Dans Pas bourré, par exemple, Sam Sauvage chante: «Tout se joue dans l’attitude», comme pour se justifier. «Je sais que certains se disent que ce n’est pas naturel, pensent même éventuellement que je suis un produit marketing. Libre à eux. Personnellement, j’ai toujours été fasciné par ces gens qui pourraient faire croire qu’ils sont avocats ou boulangers, rien que par leur façon de parler, de se comporter. Tout le monde en joue jusqu’à un certain point. Quand vous tentez de séduire quelqu’un, c’est pareil. Donc oui, tout se joue dans l’attitude. Moi, du moins, elle m’a sauvé. A nouveau, au collège, je ne m’aimais pas, j’étais mal dans ma peau.
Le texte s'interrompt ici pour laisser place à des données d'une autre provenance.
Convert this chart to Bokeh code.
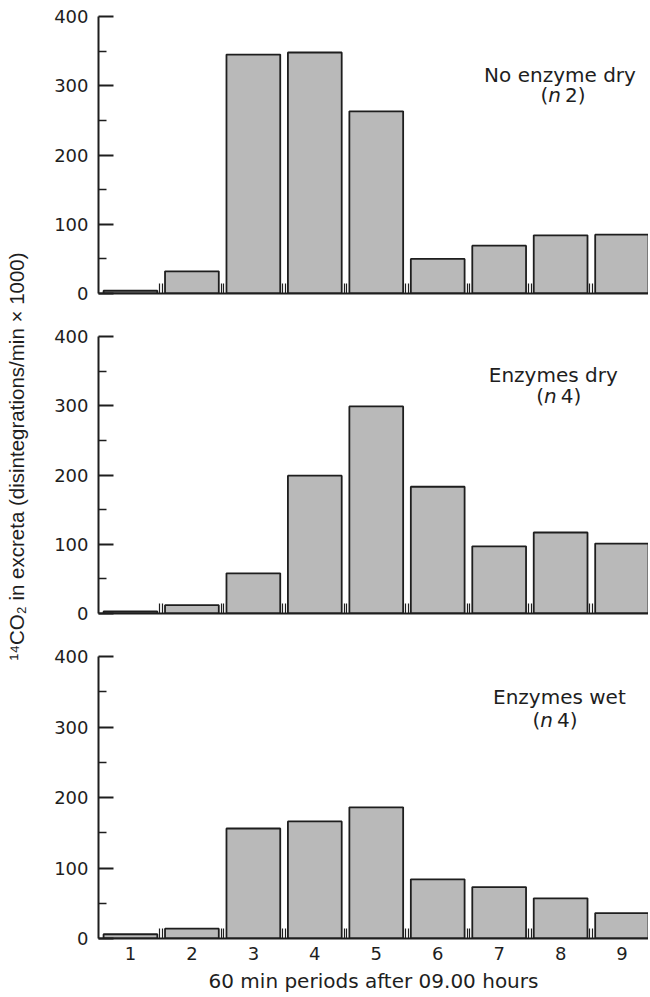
import math
from bokeh.plotting import figure
from bokeh.models import Label, FixedTicker, Range1d, LinearAxis
from bokeh.layouts import row, column
from bokeh.embed import file_html
from bokeh.resources import INLINE

# ---- data ----
periods = [1, 2, 3, 4, 5, 6, 7, 8, 9]
period_labels = ["1", "2", "3", "4", "5", "6", "7", "8", "9"]
no_enzyme_dry = [4, 32, 345, 348, 263, 50, 69, 84, 85]
enzymes_dry = [3, 12, 58, 199, 299, 183, 97, 117, 101]
enzymes_wet = [6, 14, 156, 166, 186, 84, 73, 57, 36]
y_ticks = [0, 100, 200, 300, 400]
y_minor = [50, 150, 250, 350]
boundaries = [1.5, 2.5, 3.5, 4.5, 5.5, 6.5, 7.5, 8.5]

FONT = "DejaVu Sans"
INK = "#1e1e1e"
FILL = "#b9b9b9"
TOTAL_H = 996


def panel(values, line1, n_val, lx1, ly1, lx2, ly2, frame_h, top_b, bot_b, show_x):
    p = figure(frame_width=550, frame_height=frame_h,
               x_range=Range1d(0.48, 9.43), y_range=Range1d(0, 400),
               x_axis_type=None, y_axis_type=None,
               min_border_left=60, min_border_right=0,
               min_border_top=top_b, min_border_bottom=bot_b,
               output_backend="svg", toolbar_location=None)
    p.outline_line_color = None
    p.background_fill_color = "white"
    p.border_fill_color = "white"

    p.vbar(x=periods, top=values, bottom=0, width=0.875,
           fill_color=FILL, line_color=INK, line_width=1.8)

    # x axis
    xt = [b + d for b in boundaries for d in (-0.022, 0.022)]
    xa = LinearAxis(ticker=FixedTicker(ticks=periods if show_x else [], minor_ticks=xt))
    xa.axis_line_color = INK
    xa.axis_line_width = 2
    xa.major_tick_line_color = None
    xa.major_tick_in = 0
    xa.major_tick_out = 0
    xa.minor_tick_in = 10
    xa.minor_tick_out = 0
    xa.minor_tick_line_color = INK
    xa.minor_tick_line_width = 1.2
    if show_x:
        xa.major_label_overrides = {k: v for k, v in zip(periods, period_labels)}
        xa.major_label_text_font = FONT
        xa.major_label_text_font_size = "18px"
        xa.major_label_text_color = INK
        xa.major_label_standoff = 8
        xa.axis_label = "60 min periods after 09.00 hours"
        xa.axis_label_text_font = FONT
        xa.axis_label_text_font_size = "20px"
        xa.axis_label_text_font_style = "normal"
        xa.axis_label_text_color = INK
        xa.axis_label_standoff = 6
    else:
        xa.major_label_standoff = 0
    p.add_layout(xa, "below")

    # y axis
    ya = LinearAxis(ticker=FixedTicker(ticks=y_ticks, minor_ticks=y_minor))
    ya.axis_line_color = INK
    ya.axis_line_width = 2
    ya.major_tick_in = 15
    ya.major_tick_out = 0
    ya.major_tick_line_color = INK
    ya.major_tick_line_width = 2
    ya.minor_tick_in = 8
    ya.minor_tick_out = 0
    ya.minor_tick_line_color = INK
    ya.minor_tick_line_width = 1.5
    ya.major_label_text_font = FONT
    ya.major_label_text_font_size = "18px"
    ya.major_label_text_color = INK
    ya.major_label_standoff = 10
    p.add_layout(ya, "left")

    # annotation
    p.add_layout(Label(x=lx1, y=ly1, text=line1, text_align="center",
                       text_baseline="alphabetic", text_font=FONT,
                       text_font_size="20px", text_color=INK))
    # "(n X)" with italic n
    p.add_layout(Label(x=lx2, y=ly2, x_offset=-23.7, text="(", text_align="left",
                       text_baseline="alphabetic", text_font=FONT,
                       text_font_size="20px", text_color=INK))
    p.add_layout(Label(x=lx2, y=ly2, x_offset=-16.0, text="n", text_align="left",
                       text_baseline="alphabetic", text_font=FONT,
                       text_font_style="italic",
                       text_font_size="20px", text_color=INK))
    p.add_layout(Label(x=lx2, y=ly2, x_offset=-3.2, text="\u2009" + n_val + ")",
                       text_align="left",
                       text_baseline="alphabetic", text_font=FONT,
                       text_font_size="20px", text_color=INK))
    return p


p1 = panel(no_enzyme_dry, "No enzyme dry", "2", 7.99, 316, 8.06, 287,
           277, 16, 21, False)
p2 = panel(enzymes_dry, "Enzymes dry", "4", 7.88, 345, 7.99, 314,
           277, 22, 21, False)
p3 = panel(enzymes_wet, "Enzymes wet", "4", 7.98, 343, 7.93, 310,
           282, 22, 55, True)

tf = figure(frame_width=38, frame_height=TOTAL_H, x_range=Range1d(0, 38),
            y_range=Range1d(0, TOTAL_H), x_axis_type=None, y_axis_type=None,
            min_border=0, output_backend="svg", toolbar_location=None)
tf.outline_line_color = None
tf.add_layout(Label(x=16, y=TOTAL_H - 456,
                    text="\u00b9\u2074CO\u2082 in excreta (disintegrations/min \u00d7 1000)",
                    angle=math.pi / 2, text_align="center", text_baseline="middle",
                    text_font="Liberation Sans", text_font_size="20.5px",
                    text_color=INK))

layout = row(tf, column(p1, p2, p3))

open("out.html", "w").write(file_html(layout, INLINE))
Développer une certaine verve orale, m’habiller d’une certaine manière, c’était un peu ma seule porte de sortie pour exister, sans pour autant me trahir.»
Sam Sauvage, Sam Sauvage, distribué par Cinq7/Wagram.
Le 2 août au Ronquières festival, le 27 novembre à la Ferme du Biéreau, à Louvain-la-Neuve, et le 28 novembre à la Maison de la Culture de Tournai.